Collect each line holding the string "Write".

__RECORDS TO PROCESS__.
========
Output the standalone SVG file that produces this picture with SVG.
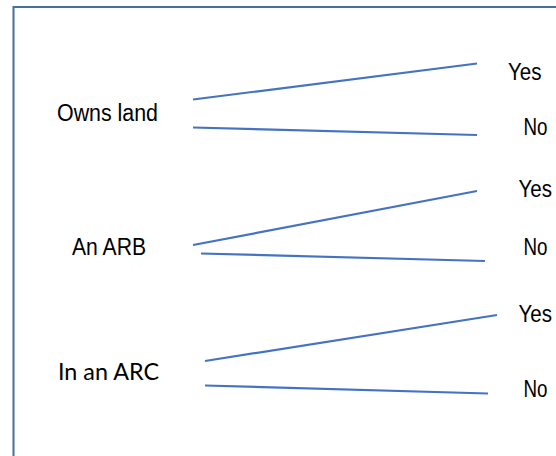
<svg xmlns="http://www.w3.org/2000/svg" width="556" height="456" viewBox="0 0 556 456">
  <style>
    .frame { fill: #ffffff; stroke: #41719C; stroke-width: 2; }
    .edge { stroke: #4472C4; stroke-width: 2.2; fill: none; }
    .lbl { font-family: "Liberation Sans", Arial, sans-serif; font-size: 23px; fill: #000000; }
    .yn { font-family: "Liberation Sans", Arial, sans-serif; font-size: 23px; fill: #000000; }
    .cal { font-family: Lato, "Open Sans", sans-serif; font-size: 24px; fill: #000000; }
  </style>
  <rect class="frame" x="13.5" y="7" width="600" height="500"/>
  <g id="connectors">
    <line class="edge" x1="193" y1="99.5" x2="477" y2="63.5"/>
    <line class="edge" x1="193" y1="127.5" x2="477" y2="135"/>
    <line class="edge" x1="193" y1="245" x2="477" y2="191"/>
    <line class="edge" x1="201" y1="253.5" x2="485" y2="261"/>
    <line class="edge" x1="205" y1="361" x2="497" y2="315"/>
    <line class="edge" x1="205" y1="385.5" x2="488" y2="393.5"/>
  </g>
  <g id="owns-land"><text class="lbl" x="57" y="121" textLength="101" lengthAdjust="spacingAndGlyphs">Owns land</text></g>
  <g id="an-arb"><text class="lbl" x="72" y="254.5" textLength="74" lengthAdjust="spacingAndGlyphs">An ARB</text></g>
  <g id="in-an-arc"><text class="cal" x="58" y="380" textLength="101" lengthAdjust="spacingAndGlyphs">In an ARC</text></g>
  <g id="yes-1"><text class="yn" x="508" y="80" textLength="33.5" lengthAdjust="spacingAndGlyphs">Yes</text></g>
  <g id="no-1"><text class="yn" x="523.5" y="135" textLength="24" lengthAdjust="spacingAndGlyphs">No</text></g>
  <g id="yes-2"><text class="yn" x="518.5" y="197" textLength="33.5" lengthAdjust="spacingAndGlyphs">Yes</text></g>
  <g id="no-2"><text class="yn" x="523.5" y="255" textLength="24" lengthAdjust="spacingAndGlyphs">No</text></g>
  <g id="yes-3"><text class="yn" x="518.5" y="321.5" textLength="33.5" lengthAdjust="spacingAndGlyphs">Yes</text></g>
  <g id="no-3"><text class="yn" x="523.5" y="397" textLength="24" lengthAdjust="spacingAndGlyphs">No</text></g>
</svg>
========
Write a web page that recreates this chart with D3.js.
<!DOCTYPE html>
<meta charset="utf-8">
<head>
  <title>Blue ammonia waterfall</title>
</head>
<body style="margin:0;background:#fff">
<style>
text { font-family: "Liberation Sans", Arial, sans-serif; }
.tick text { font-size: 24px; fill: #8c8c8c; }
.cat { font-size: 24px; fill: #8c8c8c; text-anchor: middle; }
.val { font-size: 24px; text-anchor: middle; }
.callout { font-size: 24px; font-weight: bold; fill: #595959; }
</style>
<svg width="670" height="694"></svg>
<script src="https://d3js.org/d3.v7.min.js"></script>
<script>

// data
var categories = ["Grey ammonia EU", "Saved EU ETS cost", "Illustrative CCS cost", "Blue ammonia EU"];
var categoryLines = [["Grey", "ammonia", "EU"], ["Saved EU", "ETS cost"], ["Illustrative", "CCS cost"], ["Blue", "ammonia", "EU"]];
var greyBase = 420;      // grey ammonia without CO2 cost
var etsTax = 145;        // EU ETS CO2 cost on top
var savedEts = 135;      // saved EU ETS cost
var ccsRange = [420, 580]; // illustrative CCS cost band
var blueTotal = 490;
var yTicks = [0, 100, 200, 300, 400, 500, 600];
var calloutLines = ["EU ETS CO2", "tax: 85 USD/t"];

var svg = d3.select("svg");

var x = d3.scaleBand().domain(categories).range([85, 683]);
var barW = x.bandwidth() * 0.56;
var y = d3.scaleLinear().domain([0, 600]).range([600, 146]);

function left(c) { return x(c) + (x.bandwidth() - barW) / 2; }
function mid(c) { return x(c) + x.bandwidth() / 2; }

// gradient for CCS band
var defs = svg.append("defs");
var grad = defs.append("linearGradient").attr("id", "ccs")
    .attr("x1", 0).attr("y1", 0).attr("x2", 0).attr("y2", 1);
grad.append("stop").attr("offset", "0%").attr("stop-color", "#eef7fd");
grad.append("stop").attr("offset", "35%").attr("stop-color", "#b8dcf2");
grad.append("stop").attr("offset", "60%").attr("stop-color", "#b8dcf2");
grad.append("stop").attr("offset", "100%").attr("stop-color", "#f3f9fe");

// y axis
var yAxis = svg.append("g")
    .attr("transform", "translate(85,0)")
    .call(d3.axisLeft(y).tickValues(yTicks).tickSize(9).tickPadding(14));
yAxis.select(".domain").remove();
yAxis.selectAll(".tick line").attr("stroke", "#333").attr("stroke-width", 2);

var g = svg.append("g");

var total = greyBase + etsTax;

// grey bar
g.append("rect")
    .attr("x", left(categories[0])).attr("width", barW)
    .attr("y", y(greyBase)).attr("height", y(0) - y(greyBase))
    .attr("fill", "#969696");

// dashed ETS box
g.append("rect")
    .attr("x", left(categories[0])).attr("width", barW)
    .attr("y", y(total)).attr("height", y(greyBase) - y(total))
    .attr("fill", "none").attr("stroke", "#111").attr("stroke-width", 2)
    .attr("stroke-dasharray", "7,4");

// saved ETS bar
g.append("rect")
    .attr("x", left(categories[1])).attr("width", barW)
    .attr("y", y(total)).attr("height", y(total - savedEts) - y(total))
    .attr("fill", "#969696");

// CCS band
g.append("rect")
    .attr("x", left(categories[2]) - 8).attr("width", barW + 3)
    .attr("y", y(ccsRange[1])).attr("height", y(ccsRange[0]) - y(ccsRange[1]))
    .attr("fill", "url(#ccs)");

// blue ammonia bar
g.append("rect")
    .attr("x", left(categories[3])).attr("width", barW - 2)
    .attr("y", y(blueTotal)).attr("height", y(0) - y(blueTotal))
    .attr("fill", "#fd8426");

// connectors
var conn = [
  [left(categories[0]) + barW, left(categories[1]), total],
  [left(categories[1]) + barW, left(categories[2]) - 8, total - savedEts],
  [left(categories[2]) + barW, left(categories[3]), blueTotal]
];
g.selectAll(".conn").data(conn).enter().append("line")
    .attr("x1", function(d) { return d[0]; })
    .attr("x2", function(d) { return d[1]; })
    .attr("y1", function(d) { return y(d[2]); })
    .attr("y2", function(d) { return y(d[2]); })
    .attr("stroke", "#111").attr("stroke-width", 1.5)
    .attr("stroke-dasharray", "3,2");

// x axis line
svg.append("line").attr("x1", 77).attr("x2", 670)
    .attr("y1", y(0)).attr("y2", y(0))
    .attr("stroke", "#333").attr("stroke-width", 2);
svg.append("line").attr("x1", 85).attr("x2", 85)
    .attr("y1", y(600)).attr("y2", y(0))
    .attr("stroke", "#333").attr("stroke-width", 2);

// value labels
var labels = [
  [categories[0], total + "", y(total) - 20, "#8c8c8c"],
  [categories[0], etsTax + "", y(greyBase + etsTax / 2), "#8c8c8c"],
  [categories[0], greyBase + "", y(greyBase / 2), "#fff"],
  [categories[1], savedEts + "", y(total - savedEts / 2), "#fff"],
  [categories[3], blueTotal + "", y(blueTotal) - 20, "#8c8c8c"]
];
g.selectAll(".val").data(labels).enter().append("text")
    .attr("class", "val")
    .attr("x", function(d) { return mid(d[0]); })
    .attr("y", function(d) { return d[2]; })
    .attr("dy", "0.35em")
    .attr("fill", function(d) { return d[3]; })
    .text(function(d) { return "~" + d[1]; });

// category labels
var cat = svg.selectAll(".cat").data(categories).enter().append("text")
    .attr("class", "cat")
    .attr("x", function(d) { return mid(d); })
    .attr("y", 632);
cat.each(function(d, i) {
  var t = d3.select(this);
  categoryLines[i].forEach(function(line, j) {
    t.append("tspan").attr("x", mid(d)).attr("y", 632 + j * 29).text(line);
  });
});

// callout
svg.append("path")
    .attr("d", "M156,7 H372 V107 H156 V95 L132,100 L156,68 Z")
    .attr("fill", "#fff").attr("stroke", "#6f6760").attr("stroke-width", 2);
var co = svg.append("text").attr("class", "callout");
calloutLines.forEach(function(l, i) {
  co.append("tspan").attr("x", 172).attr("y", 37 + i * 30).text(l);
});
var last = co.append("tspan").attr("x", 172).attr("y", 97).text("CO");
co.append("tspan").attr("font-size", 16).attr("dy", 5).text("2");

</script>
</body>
========
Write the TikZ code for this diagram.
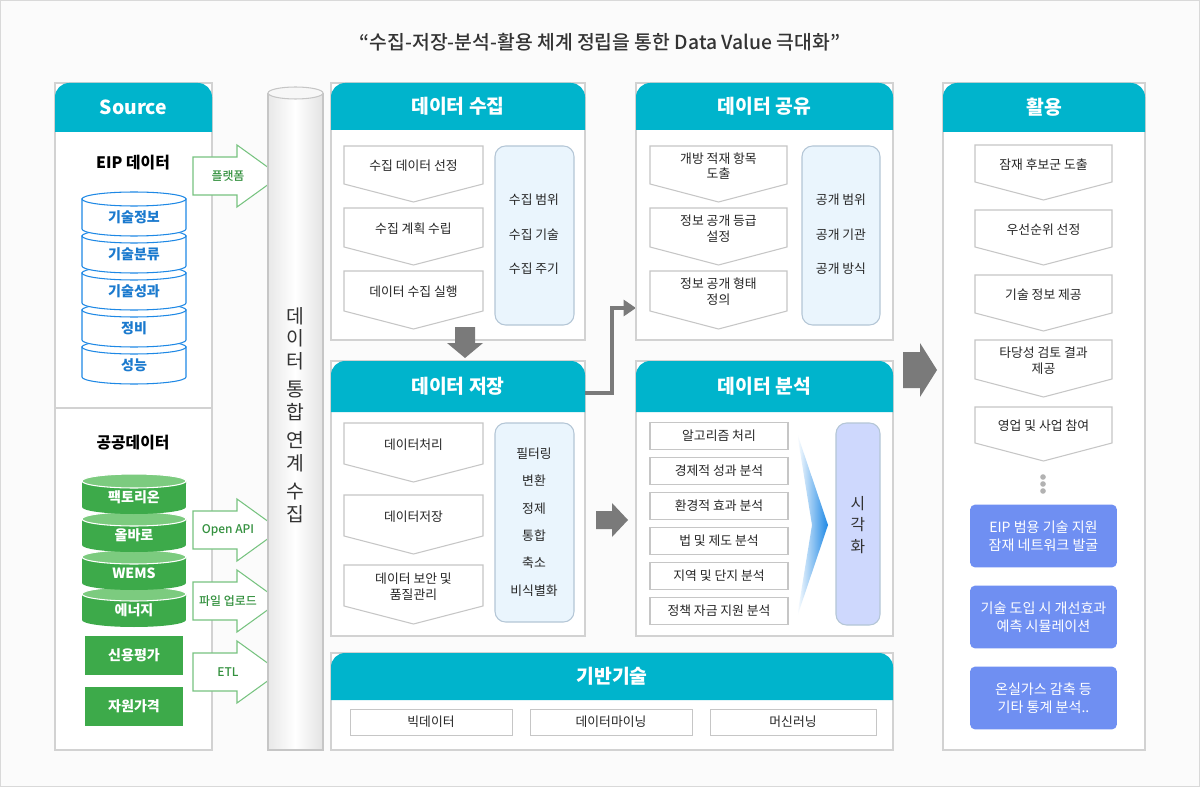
========
__EXPECTED ANSWER__.
Write a web page that recreates this chart with D3.js.
Write the TikZ code for this diagram.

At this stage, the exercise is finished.